→ EXERCISE TASK
Return every line below in which "that" appears.

→ SUPPLIED INFORMATION

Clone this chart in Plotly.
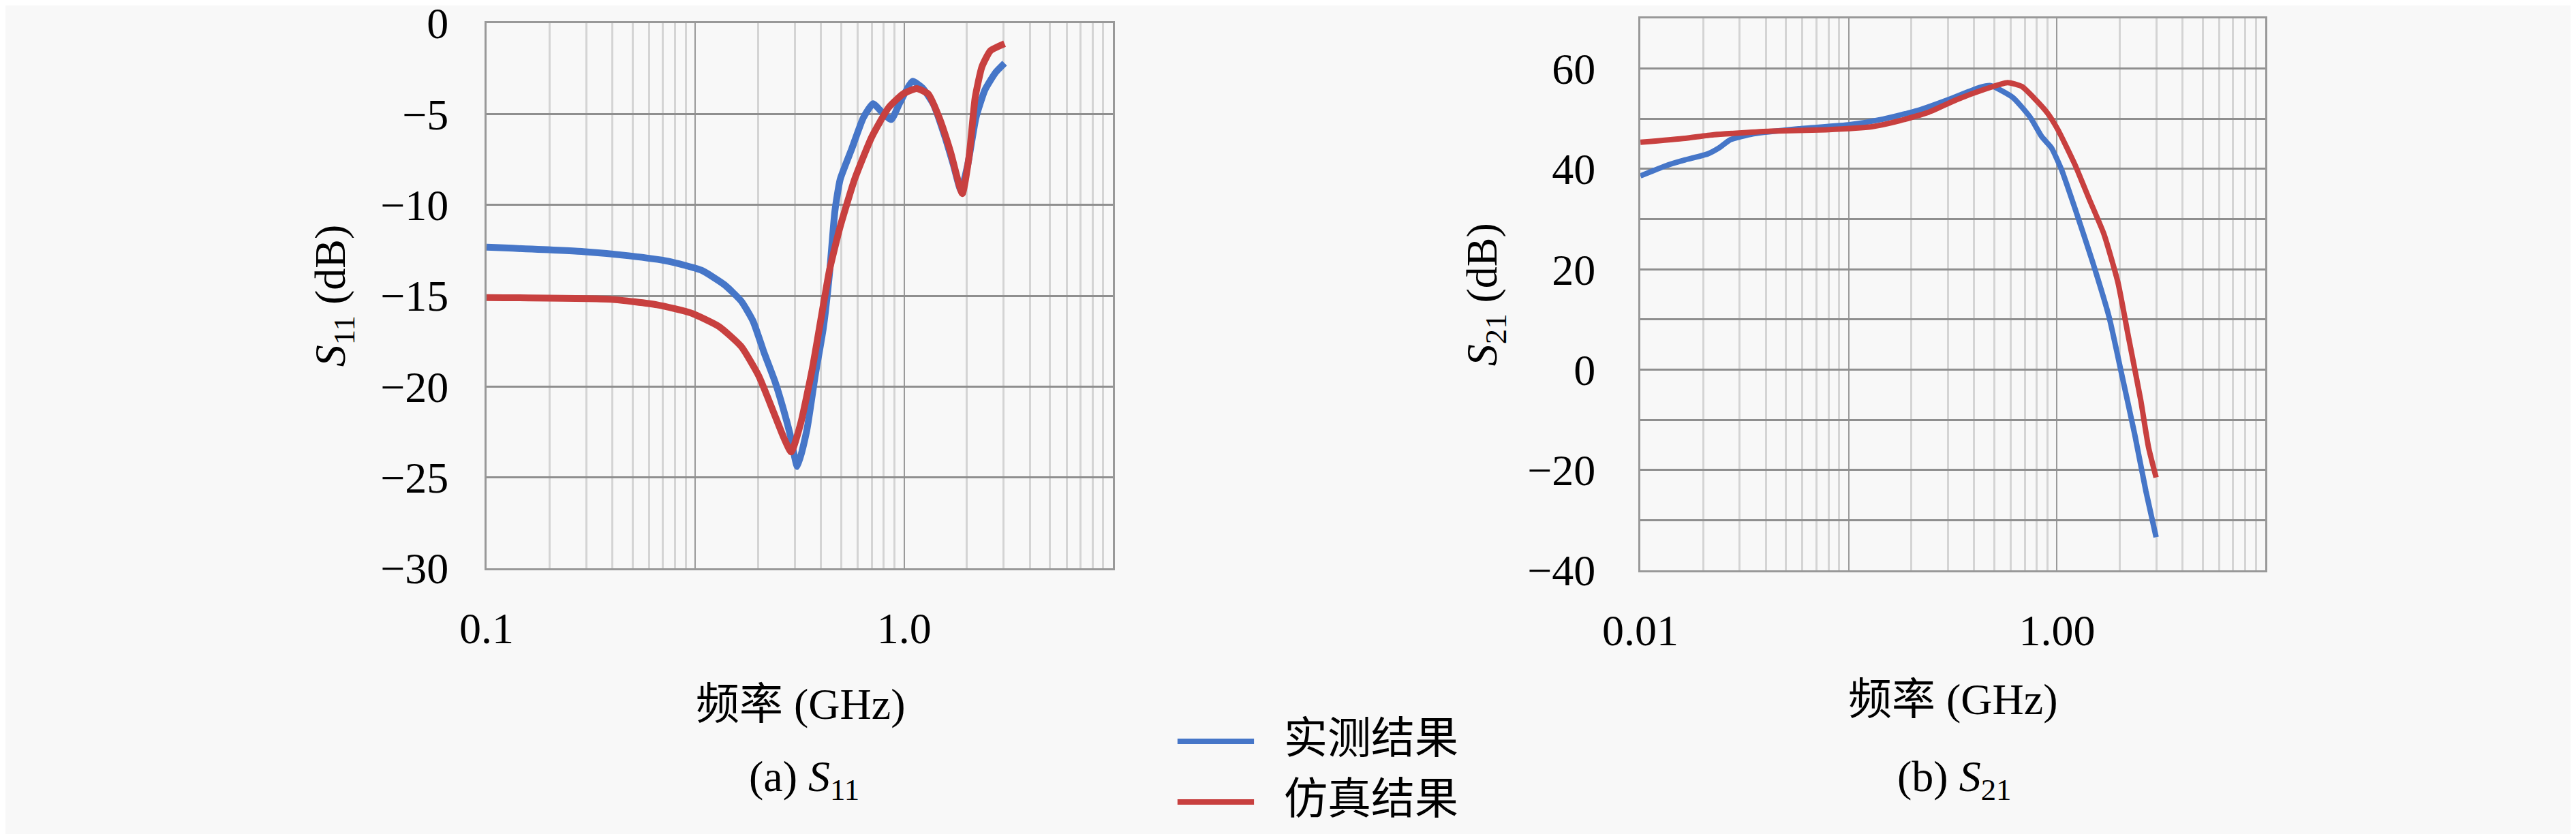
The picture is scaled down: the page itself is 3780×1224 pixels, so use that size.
import plotly.graph_objects as go

# S11 (left panel), frequency in GHz
s11_meas_f = [0.01, 0.029, 0.048, 0.074, 0.107, 0.138, 0.166, 0.189, 0.213, 0.242, 0.265, 0.284,
              0.308, 0.342, 0.375, 0.41, 0.439, 0.466, 0.494, 0.562, 0.638, 0.71, 0.794, 0.869,
              0.952, 1.097, 1.227, 1.387, 1.574, 1.723, 1.871, 2.017, 2.21, 2.44, 2.75, 3.03]
s11_meas_db = [-12.33, -12.57, -12.8, -13.1, -13.6, -14.4, -15.3, -16.4, -18.1, -19.8, -21.3, -22.6,
               -24.4, -22.4, -19.4, -16.8, -13.8, -10.35, -8.6, -6.9, -5.2, -4.43, -4.97, -5.3,
               -4.4, -3.2, -3.57, -4.5, -6.3, -7.8, -9.2, -7.8, -5.2, -3.67, -2.7, -2.2]

s11_sim_f = [0.01, 0.0395, 0.0655, 0.0953, 0.13, 0.166, 0.201, 0.235, 0.265, 0.288, 0.32, 0.364,
             0.398, 0.439, 0.494, 0.579, 0.70, 0.844, 0.988, 1.149, 1.306, 1.473, 1.671, 1.9,
             2.05, 2.19, 2.36, 2.59, 3.03]
s11_sim_db = [-15.1, -15.2, -15.5, -15.95, -16.7, -17.8, -19.4, -21.3, -22.8, -23.6, -22.0, -18.97,
              -16.4, -13.6, -11.2, -8.6, -6.26, -4.64, -3.9, -3.6, -3.9, -5.2, -7.1, -9.38,
              -7.3, -4.1, -2.4, -1.52, -1.13]

# S21 (right panel)
s21_meas_f = [0.01, 0.0136, 0.0164, 0.0211, 0.0239, 0.027, 0.0349, 0.0575, 0.101, 0.146, 0.213,
              0.31, 0.423, 0.48, 0.615, 0.743, 0.845, 0.94, 1.05, 1.22, 1.475, 1.78, 2.02, 2.36,
              2.67, 2.99]
s21_meas_db = [38.6, 40.8, 41.8, 43.0, 44.2, 45.8, 47.0, 48.0, 48.8, 49.9, 51.6,
               54.0, 56.2, 56.6, 54.2, 50.3, 46.4, 44.2, 39.9, 32.1, 21.7, 10.4, 0.05, -12.9,
               -24.2, -33.4]

s21_sim_f = [0.01, 0.0164, 0.0225, 0.0422, 0.078, 0.129, 0.176, 0.242, 0.33, 0.452, 0.579, 0.679,
             0.789, 0.897, 1.01, 1.22, 1.43, 1.68, 1.96, 2.21, 2.52, 2.75, 2.99]
s21_sim_db = [45.3, 46.1, 46.8, 47.5, 47.8, 48.4, 49.6, 51.3, 53.8, 55.9, 57.2, 56.4,
              53.8, 51.2, 47.8, 40.8, 33.9, 27.0, 17.4, 6.2, -6.0, -15.5, -21.5]

series_names = ['实测结果', '仿真结果']
blue = '#4676c8'
red = '#c8403f'

# tick labels
x_tickvals = [0.01, 0.1, 1, 10]
s11_x_ticktext = ['0.1', '', '1.0', '']
s21_x_ticktext = ['0.01', '', '1.00', '']
s11_y_tickvals = [-30, -25, -20, -15, -10, -5, 0]
s11_y_ticktext = ['−30', '−25', '−20', '−15', '−10', '−5', '0']
s21_y_tickvals = [-40, -30, -20, -10, 0, 10, 20, 30, 40, 50, 60, 70]
s21_y_ticktext = ['−40', '', '−20', '', '0', '', '20', '', '40', '', '60', '']

minor_vals = [m * 10 ** e for e in range(-2, 1) for m in range(2, 10)]

FONT = 'Liberation Serif, Noto Sans CJK SC'
FS = 64
BG = '#f8f8f8'
# the page body adds an 8px offset; pull everything back by that much
DX = -8 / 3780
DY = 8 / 1224

fig = go.Figure()

fig.add_trace(go.Scatter(x=s11_meas_f, y=s11_meas_db, name=series_names[0], mode='lines',
                         line=dict(color=blue, width=10, shape='spline', smoothing=0.5),
                         xaxis='x', yaxis='y', showlegend=False))
fig.add_trace(go.Scatter(x=s11_sim_f, y=s11_sim_db, name=series_names[1], mode='lines',
                         line=dict(color=red, width=10, shape='spline', smoothing=0.5),
                         xaxis='x', yaxis='y', showlegend=False))
fig.add_trace(go.Scatter(x=s21_meas_f, y=s21_meas_db, name=series_names[0], mode='lines',
                         line=dict(color=blue, width=8, shape='spline', smoothing=0.5),
                         xaxis='x2', yaxis='y2', showlegend=False))
fig.add_trace(go.Scatter(x=s21_sim_f, y=s21_sim_db, name=series_names[1], mode='lines',
                         line=dict(color=red, width=8, shape='spline', smoothing=0.5),
                         xaxis='x2', yaxis='y2', showlegend=False))

xcommon = dict(type='log', range=[-2, 1], tickmode='array', tickvals=x_tickvals,
               showgrid=True, gridcolor='#9a9a9a', gridwidth=2,
               minor=dict(tickmode='array', tickvals=minor_vals, showgrid=True,
                          gridcolor='#d4d4d4', gridwidth=3),
               showline=True, mirror=True, linecolor='#999999', linewidth=3,
               zeroline=False, ticks='', ticklabelstandoff=30, automargin=False,
               ticklabeloverflow='allow',
               tickfont=dict(family=FONT, size=FS, color='black'))
ycommon = dict(tickmode='array', showgrid=True, gridcolor='#8f8f8f', gridwidth=3,
               showline=True, mirror=True, linecolor='#999999', linewidth=3,
               zeroline=False, ticks='', automargin=False, ticklabeloverflow='allow',
               tickfont=dict(family=FONT, size=FS, color='black'))

fig.update_layout(
    width=3780, height=1224,
    margin=dict(l=0, r=0, t=0, b=0, autoexpand=False),
    paper_bgcolor=BG, plot_bgcolor=BG,
    showlegend=False,
    xaxis=dict(xcommon, domain=[0.1889 + DX, 0.4320 + DX], ticktext=s11_x_ticktext, anchor='y'),
    yaxis=dict(ycommon, domain=[0.3186 + DY, 0.9722 + DY], range=[-30, 0],
               tickvals=s11_y_tickvals, ticktext=s11_y_ticktext, ticklabelstandoff=40,
               anchor='x'),
    xaxis2=dict(xcommon, domain=[0.6368 + DX, 0.8794 + DX], ticktext=s21_x_ticktext,
                anchor='y2'),
    yaxis2=dict(ycommon, domain=[0.3162 + DY, 0.978 + DY], range=[-40, 70],
                tickvals=s21_y_tickvals, ticktext=s21_y_ticktext, ticklabelstandoff=50,
                anchor='x2'),
)

tfont = dict(family=FONT, size=FS, color='black')
annos = [
    dict(x=0.1294, y=0.6454, text='<i>S</i><sub>11</sub> (dB)', textangle=-90),
    dict(x=0.5765, y=0.647, text='<i>S</i><sub>21</sub> (dB)', textangle=-90),
    dict(x=0.3106, y=0.156, text='频率 (GHz)'),
    dict(x=0.7582, y=0.161, text='频率 (GHz)'),
    dict(x=0.3122, y=0.065, text='(a) <i>S</i><sub>11</sub>'),
    dict(x=0.7585, y=0.065, text='(b) <i>S</i><sub>21</sub>'),
]
for a in annos:
    a['x'] += DX
    a['y'] += DY
    fig.add_annotation(xref='paper', yref='paper', showarrow=False, font=tfont,
                       xanchor='center', yanchor='middle', **a)

# legend drawn by hand (long line samples)
for name, color, ly in [(series_names[0], blue, 0.1111 + DY), (series_names[1], red, 0.0384 + DY)]:
    fig.add_shape(type='line', xref='paper', yref='paper', x0=0.4571 + DX, x1=0.4868 + DX,
                  y0=ly, y1=ly, line=dict(color=color, width=8))
    fig.add_annotation(xref='paper', yref='paper', x=0.4979 + DX, y=ly + 0.004, text=name,
                       showarrow=False, xanchor='left', yanchor='middle', font=tfont)

fig.write_html("out.html")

→ EXERCISE OUTPUT
The picture is scaled down: the page itself is 3780×1224 pixels, so use that size.
# the page body adds an 8px offset; pull everything back by that much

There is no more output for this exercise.